In primis tanti concerti eccezionali, vissuti insieme a migliaia di persone venute a supportare i loro idoli. Ci porteremo dietro gli abbracci scambiati con ragazzi vestiti da principesse e ragazze ricoperte di brillantini, le lacrime di felicità perché tutta la fatica dell'attesa è stata ricompensata, gli immancabili segni della scottatura, perché il sole picchia sotto al Main Stage; la polvere che non dà tregua, i chilometri macinati per spostarsi da una parte all'altra.
Ci porteremo dietro le amicizie strette per un solo giorno, una settimana o, chissà, per tutta la vita; le pistole ad acqua che spruzzano i passanti; l'odore di cibo per le strade, la birra che per una settimana sostituisce l'acqua.
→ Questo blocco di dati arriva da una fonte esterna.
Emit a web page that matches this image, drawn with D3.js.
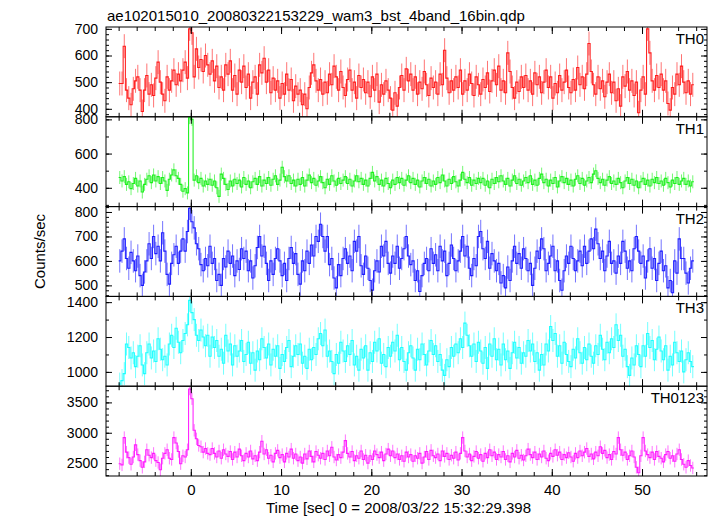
<!DOCTYPE html>
<html><head><meta charset="utf-8">
<script src="https://cdn.jsdelivr.net/npm/d3@7/dist/d3.min.js"></script>
<style>body{margin:0;background:#fff} text{font-family:"Liberation Sans",Arial,Helvetica,sans-serif;fill:#000}</style>
</head><body><svg id="c" width="717" height="516"></svg>
<script>
const titleText = "ae102015010_20080322153229_wam3_bst_4band_16bin.qdp";
const xTitle = "Time [sec] 0 = 2008/03/22 15:32:29.398";
const yTitle = "Counts/sec";
const panelNames = ["TH0", "TH1", "TH2", "TH3", "TH0123"];
const panelColors = ["#ff0000", "#00ee00", "#0000ff", "#00ffff", "#ff00ff"];
const tStart = -7.875, binWidth = 0.25;
const xTickValues = [0, 10, 20, 30, 40, 50];

const th0 = [
495,495,635,470,440,415,475,505,520,470,
390,470,525,455,490,450,515,575,500,455,
430,520,470,505,545,490,530,505,545,575,
515,700,685,520,625,555,585,540,600,565,
530,580,505,560,480,520,470,565,530,580,
470,525,455,545,500,560,480,530,440,500,
520,455,565,535,590,500,545,460,515,470,
505,440,495,455,530,470,510,430,485,455,
470,415,455,400,480,535,565,505,470,510,
455,500,460,530,490,560,520,470,540,480,
450,510,545,470,500,440,525,480,510,460,
500,445,520,470,530,425,490,455,505,470,
440,395,460,410,480,525,470,550,505,530,
470,520,455,500,475,540,490,450,515,480,
500,455,530,490,620,515,460,505,470,520,
480,545,455,505,470,530,495,450,520,490,
455,510,480,535,465,505,545,490,560,470,
505,460,610,540,480,440,500,465,520,480,
525,470,505,455,535,490,520,460,500,545,
480,520,440,495,460,525,470,500,545,480,
460,510,470,555,490,520,475,530,645,540,
490,455,520,475,505,445,500,530,460,500,
430,475,410,520,485,540,470,505,450,500,
385,470,520,455,700,610,505,470,525,480,
530,470,505,420,395,480,455,530,490,560,
500,460,505,455,490];

const th1 = [
460,440,465,420,435,395,425,455,410,440,
375,420,450,470,430,475,440,465,425,460,
440,385,450,475,505,470,455,420,380,395,
370,810,800,445,470,430,455,410,440,420,
450,415,440,400,350,480,455,420,390,440,
410,450,425,445,405,460,420,440,400,435,
455,420,465,410,445,425,460,415,450,470,
420,445,520,465,440,470,425,445,410,450,
420,460,410,445,475,430,455,415,440,465,
430,400,450,420,470,440,415,455,425,445,
465,425,450,410,440,470,435,455,420,445,
410,455,490,440,465,420,445,410,455,425,
400,445,420,460,430,455,415,445,470,430,
455,420,445,405,440,460,425,450,410,440,
420,460,430,475,440,410,450,425,465,435,
410,445,490,450,430,460,415,445,425,455,
430,455,415,440,400,450,425,460,435,470,
440,420,455,410,445,470,425,450,415,440,
460,430,470,420,445,415,455,480,430,450,
410,445,425,460,405,440,465,430,455,420,
445,410,450,470,425,455,415,440,460,430,
480,500,455,430,450,415,445,465,425,440,
420,455,430,400,440,460,425,450,415,440,
400,435,455,420,445,410,450,430,460,425,
440,415,455,430,405,445,425,460,420,440,
455,420,440,410,435];

const th2 = [
600,640,690,610,570,635,600,560,620,540,
500,555,600,670,610,700,630,660,600,715,
640,545,505,590,625,660,590,640,690,640,
720,815,760,735,670,650,585,560,610,580,
660,590,610,520,545,500,610,575,640,590,
620,540,600,565,650,610,640,560,600,530,
580,655,700,620,660,590,520,600,545,610,
650,600,540,590,520,610,655,590,630,545,
505,600,560,640,590,665,620,700,680,750,
700,640,700,585,610,530,490,585,540,610,
650,590,620,560,680,640,700,580,545,620,
570,520,480,560,600,555,660,620,680,590,
550,620,590,660,570,610,650,700,620,585,
600,520,560,475,540,590,610,560,650,590,
625,560,660,600,640,540,590,665,610,560,
600,640,700,620,660,570,540,610,580,700,
720,650,610,680,570,630,600,560,590,510,
540,490,575,520,600,660,590,630,570,650,
610,560,590,500,570,640,610,690,650,560,
590,620,660,560,600,520,480,560,620,590,
660,610,560,600,640,580,660,590,640,690,
650,730,670,610,640,560,620,680,590,600,
550,620,590,680,640,570,600,560,650,700,
640,590,620,530,600,650,570,610,520,590,
640,560,580,490,520,470,600,550,690,610,
610,550,510,570,600];

const th3 = [
930,950,990,1160,1140,1080,1110,1030,1090,1150,
1040,990,1110,1160,1080,1120,1060,1190,1130,1070,
1090,1040,1160,1210,1140,1250,1170,1110,1180,1220,
1270,1410,1340,1300,1210,1180,1240,1200,1150,1210,
1090,1200,1140,1180,1090,1130,1050,1210,1120,1160,
1040,1150,1090,1120,1180,1060,1100,1170,1050,1110,
1010,1120,1070,1190,1140,1080,1160,1040,1130,1090,
1150,1020,1100,1060,1140,1180,1030,1090,1150,1100,
1160,1050,1090,1020,1130,1070,1140,1100,1190,1220,
1150,1240,1090,1120,1060,990,1100,1050,1170,1120,
1060,1150,1100,1180,1040,1090,1010,1130,1080,1150,
1010,1110,1060,1170,1120,1190,1050,1100,1030,1140,
1090,1170,1120,1210,1070,1140,1060,1010,1110,1150,
1080,1010,1130,1070,1160,1100,1040,1120,1180,1100,
1150,1060,1100,1010,980,1070,1030,1140,1090,1160,
1110,1190,1140,1280,1210,1150,1090,1160,1060,1170,
1120,1050,1140,1020,1160,1090,1190,1070,1130,1040,
1160,1070,1120,1020,1110,1170,1080,1140,1050,1110,
1090,1180,1120,1160,1060,1110,1010,1100,1040,1160,
1120,1260,1180,1220,1090,1150,1050,1170,1100,1060,
1030,1130,1080,1190,1110,1050,1140,1070,1160,1090,
1050,1150,1100,1210,1130,1070,1170,1110,1190,1140,
1270,1180,1210,1090,1130,1030,980,1080,1040,1150,
1100,1030,1150,1090,1220,1140,1180,1070,1130,1200,
1120,1070,1150,1010,1090,1040,1170,1110,1060,1120,
1000,1070,1110,1060,1030];

const th0123 = [
2490,2470,2920,2680,2590,2480,2600,2800,2640,2540,
2430,2520,2720,2630,2590,2660,2540,2510,2390,2580,
2660,2720,2580,2560,2920,2830,2690,2490,2620,2600,
2720,3720,3560,3040,2900,2790,2770,2680,2740,2660,
2640,2740,2660,2600,2700,2580,2720,2650,2610,2690,
2560,2680,2600,2730,2620,2540,2660,2600,2700,2570,
2620,2540,2680,2860,2650,2720,2580,2630,2520,2660,
2710,2590,2640,2520,2660,2600,2730,2580,2650,2540,
2600,2500,2650,2570,2700,2610,2520,2690,2630,2580,
2660,2560,2700,2620,2760,2600,2550,2640,2590,2680,
2870,2660,2600,2690,2540,2620,2580,2700,2560,2630,
2500,2620,2560,2700,2640,2590,2680,2540,2650,2730,
2620,2700,2590,2650,2560,2620,2530,2680,2600,2640,
2530,2620,2580,2660,2500,2600,2690,2560,2710,2620,
2590,2650,2540,2700,2610,2660,2560,2630,2580,2680,
2550,2660,2920,2700,2600,2650,2540,2610,2690,2580,
2640,2530,2660,2590,2720,2620,2680,2560,2640,2600,
2690,2560,2620,2520,2660,2600,2710,2580,2630,2550,
2620,2730,2640,2590,2680,2560,2650,2600,2700,2580,
2540,2660,2610,2720,2630,2680,2560,2640,2590,2670,
2600,2530,2660,2590,2700,2620,2680,2740,2610,2650,
2570,2680,2620,2770,2660,2710,2590,2640,2560,2690,
2650,2920,2720,2630,2680,2560,2620,2700,2600,2430,
2340,2620,2920,2700,2640,2590,2680,2560,2690,2610,
2580,2520,2640,2690,2580,2620,2530,2650,2720,2560,
2480,2430,2540,2460,2420];

const seriesValues = [th0, th1, th2, th3, th0123];
const errors = [45, 38, 48, 66, 102];
const yDomains = [[370, 707], [290, 815], [455, 822], [918, 1433], [2287, 3767]];
const yMajorStep = [100, 200, 100, 200, 500];
const yMinorStep = [20, 100, 20, 100, 100];

const svg = d3.select("#c");
const pLeft = 106, pRight = 707, pTop = 27, pBottom = 476;
const nP = seriesValues.length;
const ph = (pBottom - pTop) / nP;
const x = d3.scaleLinear().domain([-9.4, 57.2]).range([pLeft, pRight]);

svg.append("text").attr("x", 107).attr("y", 21).attr("font-size", 15).text(titleText);

const defs = svg.append("defs");
seriesValues.forEach((vals, p) => {
  const y0 = pTop + p * ph, y1 = y0 + ph;
  const y = d3.scaleLinear().domain(yDomains[p]).range([y1, y0]);
  const g = svg.append("g");
  defs.append("clipPath").attr("id", "clip" + p).append("rect")
    .attr("x", pLeft).attr("y", y0).attr("width", pRight - pLeft).attr("height", ph);
  const dg = g.append("g").attr("clip-path", `url(#clip${p})`);
  const col = panelColors[p];
  const err = errors[p];
  dg.selectAll("line.err").data(vals).join("line")
    .attr("x1", (d, i) => x(tStart + i * binWidth)).attr("x2", (d, i) => x(tStart + i * binWidth))
    .attr("y1", d => y(d - err)).attr("y2", d => y(d + err))
    .attr("stroke", col).attr("stroke-opacity", 0.55).attr("stroke-width", 1);
  const pts = vals.map((d, i) => [tStart + i * binWidth - binWidth / 2, d]);
  pts.push([tStart + (vals.length - 1) * binWidth + binWidth / 2, vals[vals.length - 1]]);
  const line = d3.line().x(d => x(d[0])).y(d => y(d[1])).curve(d3.curveStepAfter);
  dg.append("path").attr("d", line(pts)).attr("fill", "none")
    .attr("stroke", col).attr("stroke-width", 1.1).attr("stroke-opacity", 0.85);

  g.append("rect").attr("x", pLeft).attr("y", y0).attr("width", pRight - pLeft).attr("height", ph)
    .attr("fill", "none").attr("stroke", "#000").attr("stroke-width", 1);

  const [dmin, dmax] = yDomains[p];
  const minorT = d3.range(Math.ceil(dmin / yMinorStep[p]) * yMinorStep[p], dmax + 0.001, yMinorStep[p]);
  const majorT = minorT.filter(v => v % yMajorStep[p] === 0);
  const axL = d3.axisLeft(y).tickValues(majorT).tickSize(-6).tickPadding(8).tickFormat(d3.format("d"));
  const gl = g.append("g").attr("transform", `translate(${pLeft},0)`).call(axL);
  gl.select(".domain").remove();
  gl.selectAll("text").attr("font-size", 14).attr("font-family", "Liberation Sans, Arial, sans-serif").attr("x", -8);
  g.append("g").attr("transform", `translate(${pLeft},0)`)
    .call(d3.axisLeft(y).tickValues(minorT).tickSize(-3).tickFormat(""))
    .select(".domain").remove();
  g.append("g").attr("transform", `translate(${pRight},0)`)
    .call(d3.axisRight(y).tickValues(majorT).tickSize(-6).tickFormat(""))
    .select(".domain").remove();
  g.append("g").attr("transform", `translate(${pRight},0)`)
    .call(d3.axisRight(y).tickValues(minorT).tickSize(-3).tickFormat(""))
    .select(".domain").remove();

  const xMinor = d3.range(-8, 57, 2);
  [[y0, d3.axisTop], [y1, d3.axisBottom]].forEach(([yy, axf]) => {
    g.append("g").attr("transform", `translate(0,${yy})`)
      .call(axf(x).tickValues(xTickValues).tickSize(-7).tickFormat("")).select(".domain").remove();
    g.append("g").attr("transform", `translate(0,${yy})`)
      .call(axf(x).tickValues(xMinor).tickSize(-4).tickFormat("")).select(".domain").remove();
  });

  g.append("text").attr("x", 704).attr("y", y0 + 17).attr("text-anchor", "end")
    .attr("font-size", 15).text(panelNames[p]);

  if (p === nP - 1) {
    const ax = svg.append("g").attr("transform", `translate(0,${y1})`)
      .call(d3.axisBottom(x).tickValues(xTickValues).tickSize(0).tickPadding(8).tickFormat(d3.format("d")));
    ax.select(".domain").remove();
    ax.selectAll("text").attr("font-size", 15).attr("font-family", "Liberation Sans, Arial, sans-serif");
  }
});
svg.selectAll(".tick line").attr("stroke", "#000");

svg.append("text").attr("x", (pLeft + pRight) / 2 - 8).attr("y", 513).attr("text-anchor", "middle")
  .attr("font-size", 15).text(xTitle);
svg.append("text").attr("transform", `translate(45,${(pTop + pBottom) / 2}) rotate(-90)`)
  .attr("text-anchor", "middle").attr("font-size", 15).text(yTitle);
</script></body></html>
Le lucine fra gli alberi nei campeggi, avvolgenti come una coperta, la musica che risuona senza sosta, il sudore e le bandiere al vento.
Ci porteremo dietro la stanchezza di una settimana in cui non ci si ferma mai, che quando si torna a casa servono almeno due giorni per riprendersi; e ancora l'aria di festa, i dj set a tutte le ore, qualcuno che si esibisce per strada tra un concerto e l'altro, e poi l'alba, che quando la vedi pensi "che bello", ma anche "si è fatto troppo tardi".

La chiamano "Island of Freedom" ma forse è più simile a quella che Peter Pan definiva l'Isola Che Non C'è.